The disappointment of space combat, like most of Star Wars: The Old Republic's minor disappointments, is one of scope and originality, as opposed to its level of refinement. 2011's Rift proved once and for all that there is no reason a modern MMOG shouldn't be able to launch in a stable, feature-complete state. The Old Republic follows Rift's lead: It's lag free and delivers a smooth playing experience. It isn't free of the occasional bug or annoyance, however. Galactic market (read: auction house) sort options don't work as they should. A group of sand people may not behave properly or a quest may not complete as intended. You also can't customize the interface: Hotbars can't be moved around and macros aren't yet supported. But rarely does a technological or mechanical failure interfere with progress. There's always something to do, and it almost always works as intended. And most importantly, it's usually fun.

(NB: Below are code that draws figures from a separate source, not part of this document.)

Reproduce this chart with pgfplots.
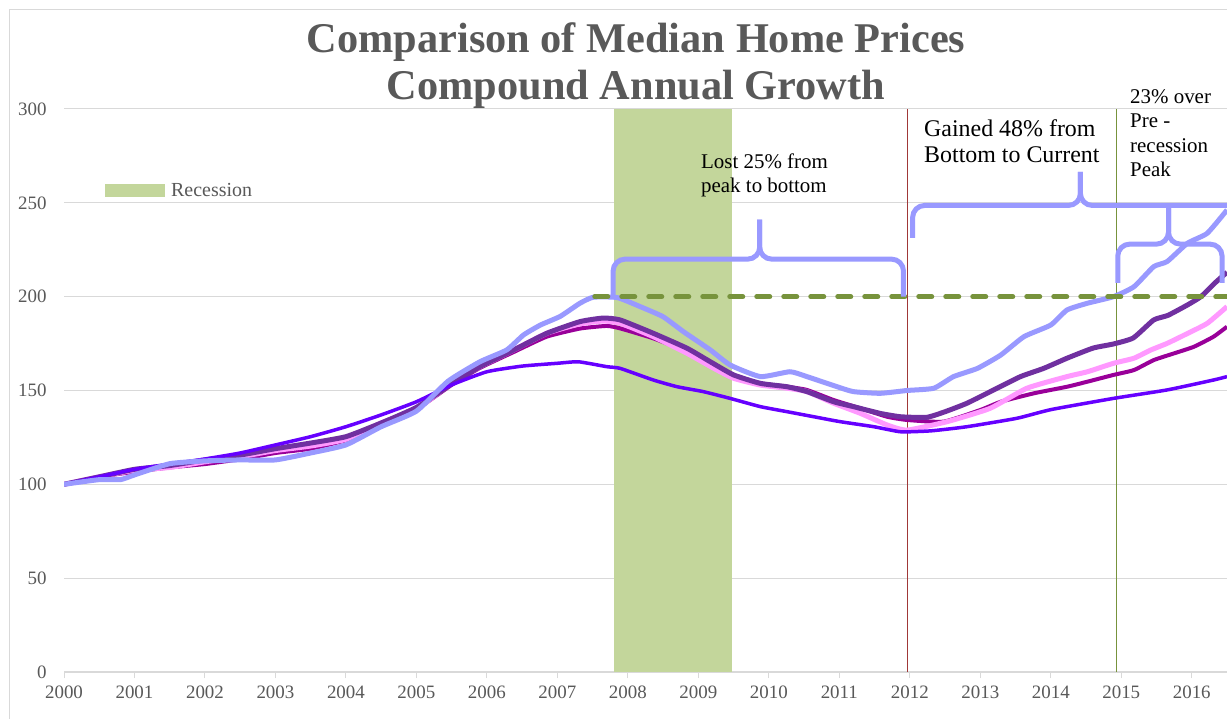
\documentclass[border=0pt]{standalone}
\usepackage{pgfplots}
\pgfplotsset{compat=1.18}
\usepackage{fontspec}
\setmainfont{Liberation Serif}
\definecolor{vi}{HTML}{6600FF}
\definecolor{lp}{HTML}{9999FF}
\definecolor{dp}{HTML}{7030A0}
\definecolor{mg}{HTML}{990099}
\definecolor{pk}{HTML}{FF99FF}
\definecolor{recg}{HTML}{C3D69B}
\definecolor{olive}{HTML}{77933C}
\definecolor{redl}{HTML}{A03838}
\definecolor{txtg}{HTML}{595959}
\definecolor{gridg}{HTML}{D9D9D9}
\begin{document}
\begin{tikzpicture}
\path[use as bounding box] (0,0) rectangle (1227bp,719bp);
\fill[white] (0,0) rectangle (1227bp,719bp);
\draw[gridg, line width=1.2bp] (9.5bp,0) -- (9.5bp,709.5bp) -- (1227bp,709.5bp);
\begin{axis}[
  at={(64bp,47bp)}, anchor=south west,
  scale only axis, width=1163bp, height=563bp,
  xmin=2000, xmax=2016.5, ymin=0, ymax=300,
  xtick={2000,2001,...,2016}, ytick={0,50,...,300},
  axis x line=bottom, axis y line=left,
  x axis line style={draw=gridg, line width=1.2bp, -},
  y axis line style={draw=none},
  xtick style={draw=gridg, line width=1bp},
  ytick style={draw=none},
  tick align=outside, major tick length=6bp,
  ymajorgrids, grid style={draw=gridg, line width=1bp},
  /pgf/number format/assume math mode=true,
  /pgf/number format/1000 sep={},
  ticklabel style={font=\fontsize{19}{22}\selectfont, text=txtg},
  xticklabel style={yshift=-4bp},
  yticklabel style={xshift=-8bp},
  every axis plot/.append style={no markers, line join=round},
]
% recession band
\addplot[fill=recg, draw=none] coordinates {(2007.8,300) (2009.48,300)} \closedcycle;
% vertical markers
\addplot[redl, line width=1.5bp] coordinates {(2011.97,0) (2011.97,300)};
\addplot[olive, line width=1.3bp] coordinates {(2014.93,0) (2014.93,300)};
% magenta
\addplot[mg, line width=4bp, smooth, tension=0.3] coordinates {(2000,100) (2000.5,104) (2001,106.7) (2001.5,109) (2002,110.8) (2002.5,113.4) (2003,116.7) (2003.5,119) (2004,123.6) (2004.5,132.7) (2005,140) (2005.5,153) (2005.9,162) (2006.38,170.5) (2006.85,178.7) (2007.32,183) (2007.7,184.4) (2007.89,183.1) (2008.36,177.8) (2008.84,170.7) (2009.22,162.7) (2009.55,157.4) (2009.88,153.8) (2010.26,152) (2010.54,150.3) (2010.92,144.9) (2011.3,140.5) (2011.68,136) (2011.96,134.3) (2012.48,133.4) (2013.0,139.6) (2013.29,144) (2013.76,148.5) (2014.23,152) (2014.52,154.7) (2014.89,158.3) (2015.18,160.9) (2015.46,166.2) (2015.75,169.8) (2016.03,173.3) (2016.31,178.7) (2016.5,184)};
% light pink
\addplot[pk, line width=5bp, smooth, tension=0.3] coordinates {(2000,100) (2000.5,104) (2001,107.5) (2001.5,109) (2002,112) (2002.5,114.7) (2003,118) (2003.5,120.4) (2004,124) (2004.5,132.7) (2005,140) (2005.5,154) (2005.9,162.7) (2006.38,171.6) (2006.85,180.5) (2007.32,185.5) (2007.65,187) (2007.89,185.8) (2008.36,178.7) (2008.84,169.8) (2009.22,161.8) (2009.5,156.5) (2009.88,152.9) (2010.26,151.2) (2010.54,149.4) (2010.92,143.2) (2011.3,137.8) (2011.68,131.6) (2011.96,128.9) (2012.53,133.4) (2013.14,140.5) (2013.66,151.2) (2014.23,157.4) (2014.52,160) (2014.89,164.5) (2015.18,167.2) (2015.42,171.6) (2015.65,175.1) (2015.94,180.4) (2016.22,185.8) (2016.5,194.7)};
% dark purple
\addplot[dp, line width=5bp, smooth, tension=0.3] coordinates {(2000,100) (2000.5,104) (2001,108) (2001.5,110) (2002,113) (2002.5,115.6) (2003,119) (2003.5,122) (2004,125.4) (2004.5,132.7) (2005,141) (2005.5,153.5) (2005.9,162.7) (2006.38,171.6) (2006.85,180.5) (2007.32,186.7) (2007.65,188.6) (2007.89,187.6) (2008.36,180.5) (2008.84,172.5) (2009.17,165.3) (2009.5,158.3) (2009.88,153.8) (2010.26,152) (2010.54,149.4) (2010.92,144) (2011.2,141.4) (2011.58,137.8) (2011.87,136) (2012.24,135.7) (2012.5,138.7) (2012.81,143.2) (2013.19,150.3) (2013.57,157.4) (2013.9,161.8) (2014.23,167.2) (2014.6,172.6) (2014.89,174.8) (2015.17,178) (2015.46,187.6) (2015.66,190) (2015.94,195.6) (2016.13,200) (2016.32,207) (2016.5,213)};
% violet
\addplot[vi, line width=3.5bp, smooth, tension=0.3] coordinates {(2000,100) (2000.5,104) (2001,108) (2001.5,110.8) (2002,113.5) (2002.5,116.7) (2003,121) (2003.5,125.4) (2004,130.7) (2004.5,137) (2005,144) (2005.5,153) (2006,160) (2006.5,163) (2007,164.5) (2007.3,165.3) (2007.7,162.7) (2007.89,161.8) (2008.36,155.6) (2008.7,152) (2009.07,149.4) (2009.45,145.8) (2009.88,141.4) (2010.26,138.7) (2010.64,136) (2011.01,133.4) (2011.49,130.7) (2011.87,128) (2012.3,128.5) (2012.81,130.7) (2013.52,135.2) (2014,139.8) (2014.89,145.8) (2015.65,150.3) (2016.31,155.6) (2016.5,157.4)};
% light periwinkle
\addplot[lp, line width=5bp, smooth, tension=0.3] coordinates {(2000,100) (2000.5,102.5) (2000.8,102.5) (2001,105) (2001.5,111) (2002,112.5) (2002.5,113) (2003,113) (2003.5,116.7) (2004,121) (2004.5,130.7) (2005,139) (2005.45,155) (2005.9,165.3) (2006.28,171.6) (2006.52,179.6) (2006.76,184.9) (2007.04,189.5) (2007.32,196.5) (2007.51,199.7) (2007.85,199.5) (2008.18,194.6) (2008.5,189.3) (2008.79,181.3) (2009.17,171.6) (2009.45,163.6) (2009.88,157.4) (2010.3,160) (2010.54,157.4) (2010.97,152) (2011.2,149.4) (2011.58,148.5) (2011.96,150) (2012.34,151.2) (2012.62,157.4) (2012.96,161.8) (2013.29,168.9) (2013.62,178.7) (2014.0,184.9) (2014.23,192.9) (2014.52,196.5) (2014.89,200) (2015.18,205.3) (2015.46,216) (2015.65,218.7) (2015.94,228.5) (2016.22,233.8) (2016.5,246.2)};
% pre-recession peak level
\addplot[olive, line width=5bp, line cap=round, dash pattern=on 13bp off 14bp] coordinates {(2007.53,200) (2016.5,200)};
% braces
\tikzset{brc/.style={lp, line width=5bp, rounded corners=12bp}}
\draw[brc] (axis cs:2007.79,200) -- (axis cs:2007.79,220) -- (axis cs:2009.87,220) -- (axis cs:2009.87,241);
\draw[brc] (axis cs:2009.87,241) -- (axis cs:2009.87,220) -- (axis cs:2011.91,220) -- (axis cs:2011.91,200);
\draw[brc] (axis cs:2012.04,231.3) -- (axis cs:2012.04,248.6) -- (axis cs:2014.42,248.6) -- (axis cs:2014.42,266.5);
\draw[brc] (axis cs:2014.42,266.5) -- (axis cs:2014.42,248.6) -- (axis cs:2016.8,248.6) -- (axis cs:2016.8,231.3);
\draw[brc] (axis cs:2014.95,207.4) -- (axis cs:2014.95,228) -- (axis cs:2015.67,228) -- (axis cs:2015.67,248.6);
\draw[brc] (axis cs:2015.67,248.6) -- (axis cs:2015.67,228) -- (axis cs:2016.43,228) -- (axis cs:2016.43,207.4);
\end{axis}
% title
\node[anchor=base, font=\fontsize{42.5}{50}\selectfont\bfseries, text=txtg] at (636bp,666bp) {Comparison of Median Home Prices};
\node[anchor=base, font=\fontsize{42.5}{50}\selectfont\bfseries, text=txtg] at (636bp,619.5bp) {Compound Annual Growth};
% legend
\fill[recg] (105bp,522bp) rectangle (165bp,535bp);
\node[anchor=base west, inner sep=0pt, font=\fontsize{20}{24}\selectfont, text=txtg] at (171bp,522bp) {Recession};
% annotations
\begin{scope}[every node/.style={anchor=base west, inner sep=0pt, text=black}]
\node[font=\fontsize{21}{25}\selectfont] at (701bp,550bp) {Lost 25\% from};
\node[font=\fontsize{21}{25}\selectfont] at (701bp,526bp) {peak to bottom};
\node[font=\fontsize{24}{28}\selectfont] at (924bp,582bp) {Gained 48\% from};
\node[font=\fontsize{24}{28}\selectfont] at (924bp,556bp) {Bottom to Current};
\node[font=\fontsize{21}{25}\selectfont] at (1130bp,615bp) {23\% over};
\node[font=\fontsize{21}{25}\selectfont] at (1130bp,591bp) {Pre -};
\node[font=\fontsize{21}{25}\selectfont] at (1130bp,566bp) {recession};
\node[font=\fontsize{21}{25}\selectfont] at (1130bp,542bp) {Peak};
\end{scope}
\end{tikzpicture}
\end{document}
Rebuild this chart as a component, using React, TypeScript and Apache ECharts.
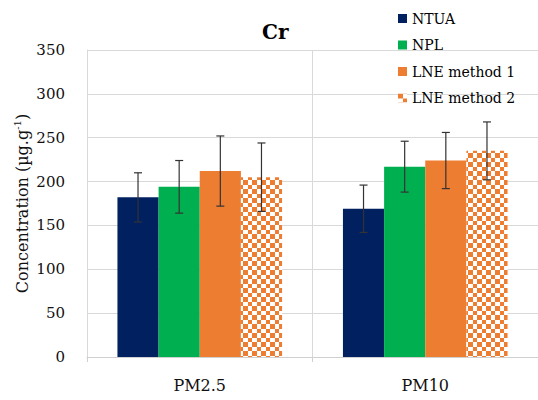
import React, { useEffect, useRef } from "react";
import * as echarts from "echarts";

const categories = ["PM2.5", "PM10"];
const seriesNames = ["NTUA", "NPL", "LNE method 1", "LNE method 2"];
const ntua = [182, 169];
const ntuaErr = [28, 27];
const npl = [194, 217];
const nplErr = [30, 29];
const lne1 = [212, 224];
const lne1Err = [40, 32];
const lne2 = [205, 235];
const lne2Err = [39, 33];
const yTicks = { min: 0, max: 350, interval: 50 };

const FONT = "DejaVu Serif";
const GAP = 0.27;

function checker(color: string) {
  const c = document.createElement("canvas");
  c.width = 9;
  c.height = 9;
  const ctx = c.getContext("2d")!;
  ctx.fillStyle = "#ffffff";
  ctx.fillRect(0, 0, 9, 9);
  ctx.fillStyle = color;
  ctx.fillRect(0, 0, 5, 5);
  ctx.fillRect(5, 5, 4, 4);
  return c;
}

export default function App() {
  const ref = useRef<HTMLDivElement>(null);
  useEffect(() => {
    document.body.style.margin = "0";
    const chart = echarts.init(ref.current!, undefined, { renderer: "svg" });
    const values = [ntua, npl, lne1, lne2];
    const errs = [ntuaErr, nplErr, lne1Err, lne2Err];
    const colors: any[] = [
      "#002060",
      "#00B050",
      "#ED7D31",
      { image: checker("#ED7D31"), repeat: "repeat" },
    ];
    const errData: number[][] = [];
    values.forEach((vals, si) => {
      vals.forEach((v, ci) => {
        errData.push([ci, v - errs[si][ci], v + errs[si][ci], si]);
      });
    });
    const bars = values.map((vals, si) => ({
      name: seriesNames[si],
      type: "bar",
      data: vals,
      barGap: "0%",
      barCategoryGap: GAP * 100 + "%",
      itemStyle: { color: colors[si] },
    }));
    chart.setOption({
      animation: false,
      title: {
        text: "Cr",
        left: 257,
        top: 17,
        textStyle: { fontFamily: FONT, fontSize: 20, fontWeight: "bold", color: "#000" },
      },
      legend: {
        orient: "vertical",
        left: 393,
        top: 5,
        itemWidth: 9,
        itemHeight: 9,
        itemGap: 9.5,
        icon: "rect",
        data: seriesNames,
        textStyle: { fontFamily: FONT, fontSize: 14, color: "#000", lineHeight: 17 },
      },
      grid: { left: 87, right: -3, top: 50, bottom: 43 },
      xAxis: {
        type: "category",
        data: categories,
        axisLine: { lineStyle: { color: "#d0d0d0" } },
        axisTick: { show: true, length: 5, lineStyle: { color: "#d0d0d0" } },
        splitLine: { show: true, lineStyle: { color: "#d9d9d9" } },
        axisLabel: { fontFamily: FONT, fontSize: 16, color: "#111", margin: 20 },
      },
      yAxis: {
        type: "value",
        min: yTicks.min,
        max: yTicks.max,
        interval: yTicks.interval,
        axisLine: { show: true, lineStyle: { color: "#d9d9d9" } },
        splitLine: { lineStyle: { color: "#d9d9d9" } },
        axisLabel: { fontFamily: FONT, fontSize: 15, color: "#111", margin: 22 },
        name: "{a|Concentration (µg.g}{b|-1}{a|)}",
        nameLocation: "middle",
        nameRotate: 90,
        nameGap: 55,
        nameMoveOverlap: false,
        nameTextStyle: {
          fontFamily: FONT,
          fontSize: 16,
          color: "#111",
          rich: {
            a: { fontFamily: FONT, fontSize: 16, color: "#111", lineHeight: 20 },
            b: { fontFamily: FONT, fontSize: 10, color: "#111", verticalAlign: "top", lineHeight: 20 },
          },
        },
      },
      series: [
        ...bars,
        {
          type: "custom",
          name: "err",
          data: errData,
          encode: { x: 0, y: [1, 2] },
          z: 10,
          silent: true,
          renderItem: (params: any, api: any) => {
            const ci = api.value(0);
            const lo = api.value(1);
            const hi = api.value(2);
            const si = api.value(3);
            const band = api.size([1, 0])[0];
            const groupW = band * (1 - GAP);
            const bw = groupW / 4;
            const cx = api.coord([ci, 0])[0] - groupW / 2 + bw * (si + 0.5);
            const yLo = api.coord([ci, lo])[1];
            const yHi = api.coord([ci, hi])[1];
            const style = { stroke: "#333", lineWidth: 1.2 };
            return {
              type: "group",
              children: [
                { type: "line", shape: { x1: cx, y1: yLo, x2: cx, y2: yHi }, style },
                { type: "line", shape: { x1: cx - 4, y1: yHi, x2: cx + 4, y2: yHi }, style },
                { type: "line", shape: { x1: cx - 4, y1: yLo, x2: cx + 4, y2: yLo }, style },
              ],
            };
          },
        },
      ],
    });
    return () => chart.dispose();
  }, []);
  return <div ref={ref} style={{ width: 538, height: 400 }} />;
}
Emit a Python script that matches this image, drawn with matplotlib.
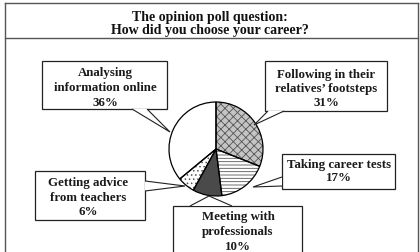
import matplotlib
matplotlib.use('Agg')
import matplotlib.pyplot as plt
from matplotlib.patches import Rectangle, Polygon

# data
labels = ['Following in their\nrelatives’ footsteps', 'Taking career tests',
          'Meeting with\nprofessionals', 'Getting advice\nfrom teachers',
          'Analysing\ninformation online']
shares = [31, 17, 10, 6, 36]
faces = ['#c4c4c4', 'white', '#4a4a4a', 'white', 'white']
hatches = ['xxxx', '-----', '', '....', '']
title_lines = ['The opinion poll question:', 'How did you choose your career?']

plt.rcParams['font.family'] = ['Liberation Serif', 'DejaVu Serif']
plt.rcParams['hatch.linewidth'] = 0.6

W, H = 420, 253
fig = plt.figure(figsize=(W / 100, H / 100), dpi=100)
ax = fig.add_axes([0, 0, 1, 1])

def Y(y):
    return H - y

# pie (clockwise from 12 o'clock)
cx, cy, r = 216, 150, 47
wedges, _ = ax.pie(shares, startangle=90, counterclock=False, colors=faces,
                   hatch=hatches, center=(cx, Y(cy)), radius=r, frame=True,
                   wedgeprops=dict(edgecolor='#555555', linewidth=0))
ax.pie(shares, startangle=90, counterclock=False, center=(cx, Y(cy)), radius=r,
       frame=True, wedgeprops=dict(facecolor='none', edgecolor='black', linewidth=0.9))

# callout boxes: (x0, y0, x1, y1), pointer base pts, tip, line y's
boxes = [
    ((265, 62, 387, 112), [(268, 112), (284, 112)], (254, 126), [75, 89, 103], 326),
    ((282, 155, 395, 190), [(282, 178), (282, 187)], (253, 188), [165, 178], 339),
    ((173, 207, 302, 270), [(190, 207), (232, 207)], (209, 197), [217, 232, 247], 238),
    ((35, 172, 145, 221), [(145, 182), (145, 192)], (185, 187), [183, 198, 212], 88),
    ((42, 62, 167, 110), [(132, 110), (147, 110)], (170, 133), [73, 88, 103], 105),
]

for (box, base, tip, ys, tx), lab, pct in zip(boxes, labels, shares):
    x0, y0, x1, y1 = box
    ax.add_patch(Rectangle((x0, Y(y1)), x1 - x0, y1 - y0, facecolor='white',
                           edgecolor='#222222', linewidth=0.9, zorder=3))
    pts = [(base[0][0], Y(base[0][1])), (tip[0], Y(tip[1])), (base[1][0], Y(base[1][1]))]
    ax.add_patch(Polygon(pts, closed=False, facecolor='white', edgecolor='#222222',
                         linewidth=0.8, zorder=4))
    lines = lab.split('\n') + ['%d%%' % pct]
    for ln, yy in zip(lines, ys):
        ax.text(tx, Y(yy), ln, ha='center', va='center', fontsize=9.3,
                fontweight='bold', color='#1a1a1a', zorder=5)

# title
for ln, yy in zip(title_lines, [17, 30]):
    ax.text(210, Y(yy), ln, ha='center', va='center', fontsize=10,
            fontweight='bold', color='#111111')

# frame
fc = '#555555'
ax.plot([5, 5], [Y(4), Y(253)], color=fc, lw=1)
ax.plot([418, 418], [Y(4), Y(253)], color=fc, lw=1)
ax.plot([5, 418], [Y(4), Y(4)], color=fc, lw=1)
ax.plot([5, 418], [Y(39), Y(39)], color=fc, lw=1)

ax.set_xlim(0, W)
ax.set_ylim(0, H)
ax.set_aspect('auto')
ax.axis('off')

fig.savefig('out.png', dpi=100)
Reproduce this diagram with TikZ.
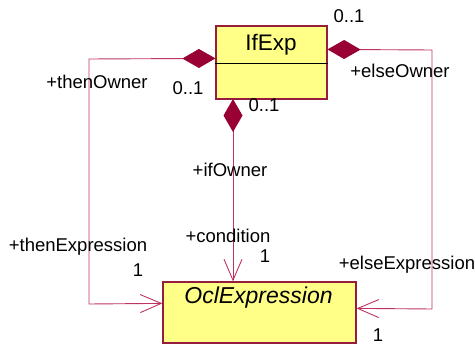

And ultimately, that's what Star Wars: The Old Republic delivers to make it so compelling: a lot of fun. Don't come to it seeking the next online revolution. In fact, when you heard that the developers of Mass Effect were making an MMOG, this is the one you probably predicted: a prototypical online game with the standard BioWare trappings layered on top of them. The surprises are few, but The Old Republic is nonetheless an online RPG of uncommon quality. And with a broad, overarching story to guide you through, you might even reach maximum level with a smile on your face, even if you are one to abandon an MMOG before that point. Such is the power of a beloved universe with so many tales still left to tell.